Ik was nu al twee weken in Ierland en de buurvrouw Thèrese bleef aandringen dat ik in haar cabin moest komen slapen. Een houten huisje achter in haar tuin, verstopt tussen de struiken en bomen. Ik wilde graag, maar Celeste, bij wie ik in de groentetuin werkte en sliep, wilde me niet echt laten gaan. Celeste hield iedere avond een dinnerparty, een etentje met mensen van heinde en verre en ik was een soort trofee. Iedere avond werd ik geshowd als een wonderbaarlijke vondst uit het buitenland.

Efin, ik ging toch bij Thèrese slapen. Ik was blij met het aanbod, want die dinnerparty’s kwamen me zo langzamerhand mijn neus uit. Iedere avond hetzelfde oppervlakkige gepraat over semi-intellectuele onderwerpen. Over gotische kerken, Brexit en Dostojevski. Iedereen wist de feitjes, maar tot een dieper of menselijk gesprek kwam het nooit. Ondertussen werd er getoast met champagne en desertwine na gedronken. Ik verheugde me op de stilte van de cabin. Op een avond lezen, wat rust en geen gekwetter met een posh Engels accent.
      Thèrese verhuurde het hutje normaal via Airbnb en uit dankbaarheid wilde ik toch de avond gezellig met haar doorbrengen. Ze was een vrouw alleen van begin veertig en haar cottage lag tweehonderd meter van de weg af. Die weg was dan ook niet meer dan een smalle landweg.
      We aten samen en praatten over onze levens. Ze kwam uit Dublin, maar had jaren geleden besloten dat de stad het toch niet voor haar was. Toen was ze naar de Westkust getrokken. Vreemd genoeg was ze niet de enige alleenstaande vrouw die deze beslissing had genomen en in de wijde omgeving was er een hechte community van alleenstaande vriendinnen. Karen, Barbara, Marie; sommige had ik op een van de dinnerparties al ontmoet.
      Ze leidde me rond in haar cottage, dat uit 1700 stamde. Tot de jaren zestig van de vorige eeuw was het bewoond geweest. Toen raakte de regio in verval. De laatste bewoner was een boer geweest, die op een gegeven moment de houten trap maar had verbrand om de winter door te komen. Toen Thèrese het huis kocht was het overwoekerd met struiken en onkruid.

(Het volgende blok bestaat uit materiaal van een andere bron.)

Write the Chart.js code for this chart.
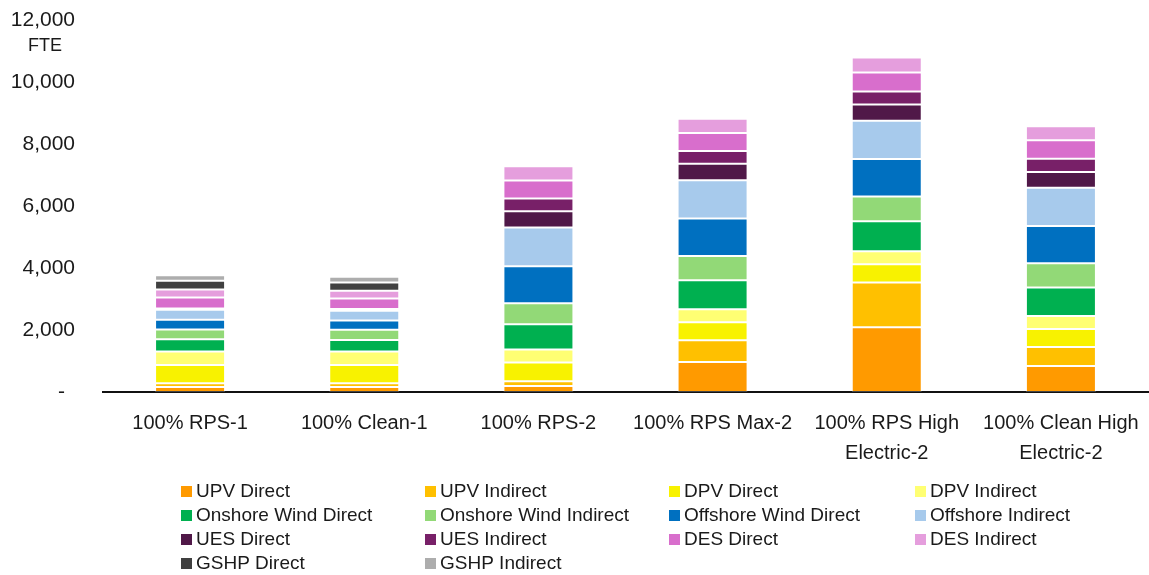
<!DOCTYPE html>
<html>
<head>
<meta charset="utf-8">
<title>Employment by technology and scenario</title>
<script src="https://cdn.jsdelivr.net/npm/chart.js@4/dist/chart.umd.min.js"></script>
<style>
  html, body { margin: 0; padding: 0; background: #ffffff; }
  #wrap { position: relative; width: 1149px; height: 575px; }
</style>
</head>
<body>
<div id="wrap"><canvas id="chart" width="1149" height="575"></canvas></div>
<script>
// Scenario names shown along the x axis (two-line labels where they wrap)
const categories = [
  ["100% RPS-1"],
  ["100% Clean-1"],
  ["100% RPS-2"],
  ["100% RPS Max-2"],
  ["100% RPS High", "Electric-2"],
  ["100% Clean High", "Electric-2"]
];

// Jobs (FTE) per technology, one value per scenario
const upvDirect        = [160, 160, 190, 970, 2090, 840];
const upvIndirect      = [120, 120, 160, 700, 1440, 610];
const dpvDirect        = [590, 590, 600, 580, 590, 580];
const dpvIndirect      = [440, 440, 420, 420, 420, 420];
const onshoreDirect    = [390, 365, 815, 935, 965, 925];
const onshoreIndirect  = [320, 335, 675, 785, 805, 775];
const offshoreDirect   = [310, 300, 1200, 1205, 1205, 1205];
const offshoreIndirect = [320, 310, 1245, 1235, 1235, 1235];
const uesDirect        = [20, 35, 525, 535, 525, 505];
const uesIndirect      = [20, 20, 410, 410, 420, 430];
const desDirect        = [355, 345, 580, 580, 610, 600];
const desIndirect      = [260, 245, 460, 460, 485, 450];
const gshpDirect       = [280, 270, 0, 0, 0, 0];
const gshpIndirect     = [185, 185, 0, 0, 0, 0];

// Y axis tick values
const yTicks = [0, 2000, 4000, 6000, 8000, 10000, 12000];
const yUnit = "FTE";

const series = [
  { label: "UPV Direct",             data: upvDirect,        color: "#FF9A00" },
  { label: "UPV Indirect",           data: upvIndirect,      color: "#FFC000" },
  { label: "DPV Direct",             data: dpvDirect,        color: "#F8F200" },
  { label: "DPV Indirect",           data: dpvIndirect,      color: "#FFFF73" },
  { label: "Onshore Wind Direct",    data: onshoreDirect,    color: "#00B050" },
  { label: "Onshore Wind Indirect",  data: onshoreIndirect,  color: "#92D977" },
  { label: "Offshore Wind Direct",   data: offshoreDirect,   color: "#0070C0" },
  { label: "Offshore Indirect",      data: offshoreIndirect, color: "#A7CAEC" },
  { label: "UES Direct",             data: uesDirect,        color: "#501848" },
  { label: "UES Indirect",           data: uesIndirect,      color: "#782068" },
  { label: "DES Direct",             data: desDirect,        color: "#D86ECC" },
  { label: "DES Indirect",           data: desIndirect,      color: "#E59EDD" },
  { label: "GSHP Direct",            data: gshpDirect,       color: "#404040" },
  { label: "GSHP Indirect",          data: gshpIndirect,     color: "#ADADAD" }
];

const FONT = "'Liberation Sans', Arial, sans-serif";
const TEXT = "#1a1a1a";

// Unit caption under the top tick, plus a four-column legend below the axis
const extras = {
  id: "extras",
  afterDraw(chart) {
    const ctx = chart.ctx;
    const yScale = chart.scales.y;
    ctx.save();
    ctx.fillStyle = TEXT;
    ctx.font = "18px " + FONT;
    ctx.textAlign = "center";
    ctx.textBaseline = "middle";
    ctx.fillText(yUnit, 45, yScale.getPixelForValue(12000) + 26);

    const colX = [181, 425, 669, 915];
    const rowY = [492, 516, 540, 564];
    ctx.textAlign = "left";
    ctx.font = "19px " + FONT;
    chart.data.datasets.forEach((ds, i) => {
      const x = colX[i % 4];
      const y = rowY[Math.floor(i / 4)];
      ctx.fillStyle = ds.backgroundColor;
      ctx.fillRect(x, y - 6, 11, 11);
      ctx.fillStyle = TEXT;
      ctx.fillText(ds.label, x + 15, y);
    });
    ctx.restore();
  }
};

new Chart(document.getElementById("chart"), {
  type: "bar",
  data: {
    labels: categories,
    datasets: series.map(s => ({
      label: s.label,
      data: s.data,
      backgroundColor: s.color,
      borderColor: "rgba(255,255,255,0.22)",
      borderWidth: 1,
      borderSkipped: false,
      barPercentage: 0.402,
      categoryPercentage: 1.0
    }))
  },
  options: {
    responsive: false,
    animation: false,
    devicePixelRatio: 1,
    layout: { padding: { top: 20, right: 1, bottom: 0, left: 0 } },
    plugins: {
      legend: { display: false },
      tooltip: { enabled: false }
    },
    scales: {
      x: {
        stacked: true,
        grid: { display: false },
        border: { display: true, color: "#111111", width: 2 },
        ticks: {
          color: TEXT,
          font: { family: FONT, size: 20, lineHeight: 1.5 },
          padding: 8,
          maxRotation: 0,
          autoSkip: false
        },
        afterFit(scale) { scale.height = 183; }
      },
      y: {
        stacked: true,
        min: 0,
        max: 12000,
        grid: { display: false },
        border: { display: false },
        afterBuildTicks(scale) { scale.ticks = yTicks.map(v => ({ value: v })); },
        ticks: {
          color: TEXT,
          font: { family: FONT, size: 21 },
          padding: 20,
          callback: v => (v === 0 ? "-\u2009 " : v.toLocaleString("en-US"))
        },
        afterFit(scale) {
          scale.width = 103;
          scale.paddingTop = 0;
          scale.paddingBottom = 0;
        }
      }
    }
  },
  plugins: [extras]
});
</script>
</body>
</html>
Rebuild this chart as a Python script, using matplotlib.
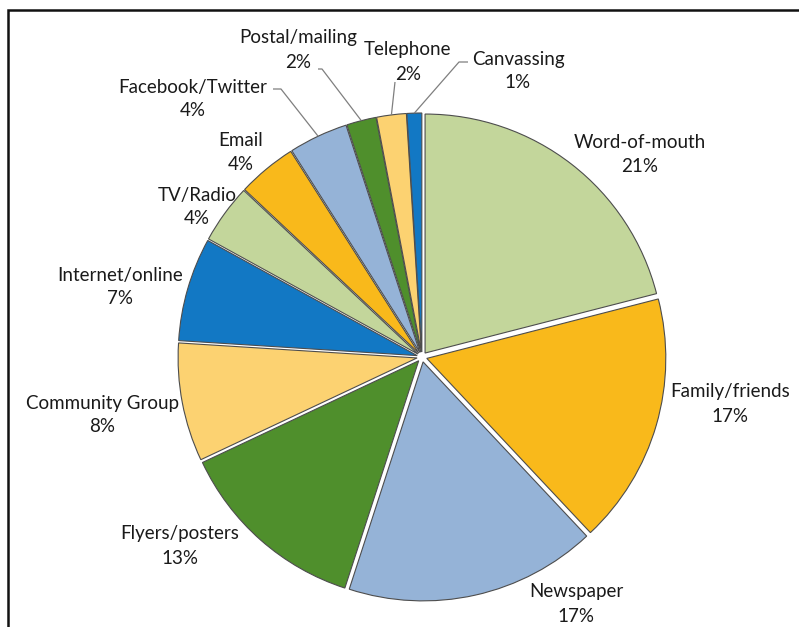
import matplotlib.pyplot as plt
import numpy as np

plt.rcParams['font.family'] = ['Lato', 'DejaVu Sans']

# survey answers, clockwise from 12 o'clock
sources = ["Word-of-mouth", "Family/friends", "Newspaper", "Flyers/posters",
           "Community Group", "Internet/online", "TV/Radio", "Email",
           "Facebook/Twitter", "Postal/mailing", "Telephone", "Canvassing"]
shares = [21, 17, 17, 13, 8, 7, 4, 4, 4, 2, 2, 1]

palette = ["#C3D69B", "#F9B91B", "#95B3D7", "#4F8F2C", "#FCD271", "#1278C4"]
colors = [palette[i % len(palette)] for i in range(len(shares))]

# label anchor points in pixel space (x, y from top)
label_pos = [(640, 155), (730, 404), (576, 604), (180, 546), (102, 415),
             (120, 287), (197, 207), (241, 152), (193, 99), (298, 50),
             (408, 62), (518, 71)]
# where the leader line leaves the label (None = no leader)
leader_start = [None] * 8 + [(273, 89), (318, 69), (395, 82), (468, 62)]
leader_knee = [None] * 8 + [(281, 89), (322, 69), (395, 82), (459, 62)]

W, H = 799, 627
cx, cy, radius = 422, 357, 239

fig = plt.figure(figsize=(W / 100, H / 100), dpi=100)
ax = fig.add_axes([0, 0, 1, 1])

# pie explode is in data units here (pixels)
explode = [5.0] * len(shares)
wedges, _ = ax.pie(shares, colors=colors, startangle=90, counterclock=False,
                   center=(cx, H - cy), radius=radius, explode=explode,
                   wedgeprops=dict(edgecolor='#4d4d4d', linewidth=0.8),
                   frame=True)
ax.set_xlim(0, W)
ax.set_ylim(0, H)
ax.axis('off')

for i, w in enumerate(wedges):
    lx, ly = label_pos[i]
    ax.text(lx, H - ly, f"{sources[i]}\n{shares[i]}%", ha='center', va='center',
            fontsize=13.5, color='#1a1a1a', linespacing=1.5)
    if leader_start[i] is not None:
        mid = np.deg2rad((w.theta1 + w.theta2) / 2)
        ex = w.center[0] + w.r * np.cos(mid)
        ey = w.center[1] + w.r * np.sin(mid)
        sx, sy = leader_start[i]
        kx, ky = leader_knee[i]
        ax.plot([sx, kx, ex], [H - sy, H - ky, ey], color='#7f7f7f', lw=0.9,
                solid_capstyle='butt')

# chart border (top and left edges)
ax.plot([8, 8, W], [0, H - 10, H - 10], color='#111111', lw=1.8,
        solid_joinstyle='miter')

fig.savefig("out.png", dpi=100)
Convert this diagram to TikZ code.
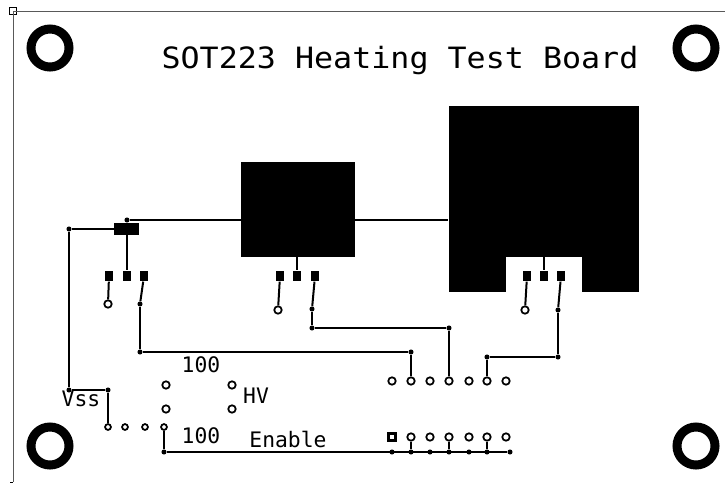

      Ze liet me het houten plafond van de bovenverdieping zien, waar donkere kringen op zaten. Je hoorde een schel gepiep en het rook er sterk naar ammoniak. ‘Batpiss’. Vleermuizenpis dus, er zat een zeldzame kolonie op haar zolder die ze niet mocht verdelgen, maar ondertussen plasten de vleermuizen het hele plafond vol. Je hoorden nageltjes krassen op het hout.
      In de keuken was het wel gezellig. In de kachel brandde vuur en de kat lag op een stoel te knorren. Na het eten dronken we thee en om een uur of negen zei Thèrese: ‘Now that’s that. Don’t waste your precious cabin-time on me. See, I know you’re very sociable and all. Celeste loves having you at the dinnerparties and I have to say, you’re good company. But you’re an introvert too, aren’t you?’. Dankbaar keek ik Thérèse aan. ‘Come on now, go off’.

Ik trok mijn schoenen aan en vond mijn weg door de donkere tuin naar de cabin. Daar stak ik een vuurtje aan in de kleine haard, ging op het bed liggen en keek de rest van de avond naar de dansende vlammen, totdat ik in slaap viel met enkel stilte om mij heen.